Kuala Lumpur is not very well-loved among travelers in Southeast Asia, and many of the locals I met have only moved to the city for work, but there are a few attractions that kept me interested during my stay. The most prominent of these are the Petronas Twin Towers, which were for a time the tallest buildings in the world (though the current champion is twice as tall!). Nearby, the KL Tower stands in the center of the KL Forest Eco Park, an enclave of rainforest winding through the city center. Just outside of the city is an important Hindu temple built inside the dramatic Batu Caves. This cavern inside of a mountain is accessed by a grand staircase of 272 steps guarded by a 140-foot-tall statue of the Hindu god Lord Murugan and many observant monkeys. Inside the cave, devotees have built several freestanding temples and shrines to honor Murugan, the god of war. Because the steep stairway is the only way to access the temple complex, all of the building materials must be carried up individually – that is, each visitor is requested to bring up what they can carry from the pile at the base! Due to the importance of this particular temple for Hindus, it is a major pilgrimage site, especially during the Thaipusam festival, which recently took place. The evidence of this event was everywhere, as the area surrounding the temple was quite dirty and cleanup efforts were still underway amid the crowds of worshippers and tourists.
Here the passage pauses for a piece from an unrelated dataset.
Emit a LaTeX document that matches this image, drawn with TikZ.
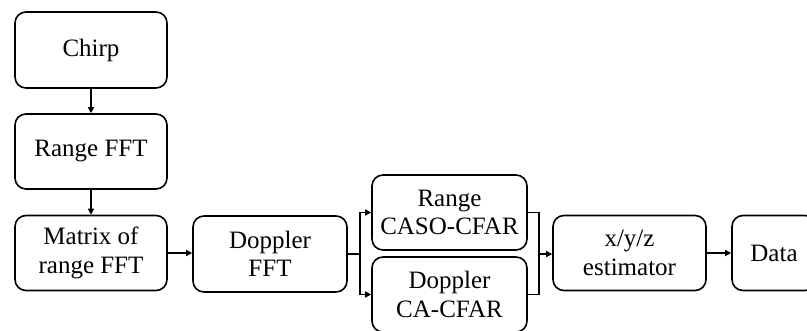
\documentclass[tikz,border=0pt]{standalone}
\usepackage{fontspec}
\setmainfont{Liberation Serif}
\usetikzlibrary{arrows.meta}
\begin{document}
\begin{tikzpicture}[x=1pt,y=-1pt,
  blk/.style={draw, line width=1.6pt, rounded corners=11pt, align=center,
    inner sep=0pt, font=\fontsize{25}{28.5}\selectfont},
  conn/.style={line width=1.4pt},
  arr/.style={conn, -{Triangle[length=6pt,width=6pt]}}]
\clip (0,0) rectangle (807,331);
\fill[white] (0,0) rectangle (807,331);
\node[blk, minimum width=152pt, minimum height=76pt] (chirp) at (91,50) {Chirp};
\node[blk, minimum width=152pt, minimum height=75pt] (rfft) at (91,151.5) {Range FFT};
\node[blk, minimum width=152pt, minimum height=75pt] (mat) at (91,253) {Matrix of\\range FFT};
\node[blk, minimum width=154pt, minimum height=76pt] (dfft) at (270,254) {Doppler\\FFT};
\node[blk, minimum width=155pt, minimum height=75pt] (rc) at (449.5,212.5) {Range\\CASO-CFAR};
\node[blk, minimum width=155pt, minimum height=75pt] (dc) at (449.5,294.5) {Doppler\\CA-CFAR};
\node[blk, minimum width=153pt, minimum height=75pt] (est) at (629.5,253) {x/y/z\\estimator};
\node[blk, minimum width=84pt, minimum height=75pt] (data) at (774,253) {Data};
\coordinate (j) at (360,254);
\coordinate (m) at (539,254);
\draw[arr] (chirp) -- (rfft);
\draw[arr] (rfft) -- (mat);
\draw[arr] (mat.east) -- (mat.east -| dfft.west);
\draw[conn] (dfft.east) -- (j);
\draw[arr] (j) |- (rc.west);
\draw[arr] (j) |- (dc.west);
\draw[conn] (rc.east) -| (m);
\draw[conn] (dc.east) -| (m);
\draw[arr] (m) -- (m -| est.west);
\draw[arr] (est.east) -- (est.east -| data.west);
\end{tikzpicture}
\end{document}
My time in Malaysia was overall very interesting and fun. In many ways, Malaysia is very modern and easy to travel in. And despite the fact that the Malay word for “water” is air, I have not really felt “upside-down” being on the other side of the world! I hope to return to Malaysia in the future. There are many more areas, particularly in the central and eastern parts of the peninsula, and on Borneo, that I would like to visit. For now, though, I am headed to the beaches of Thailand!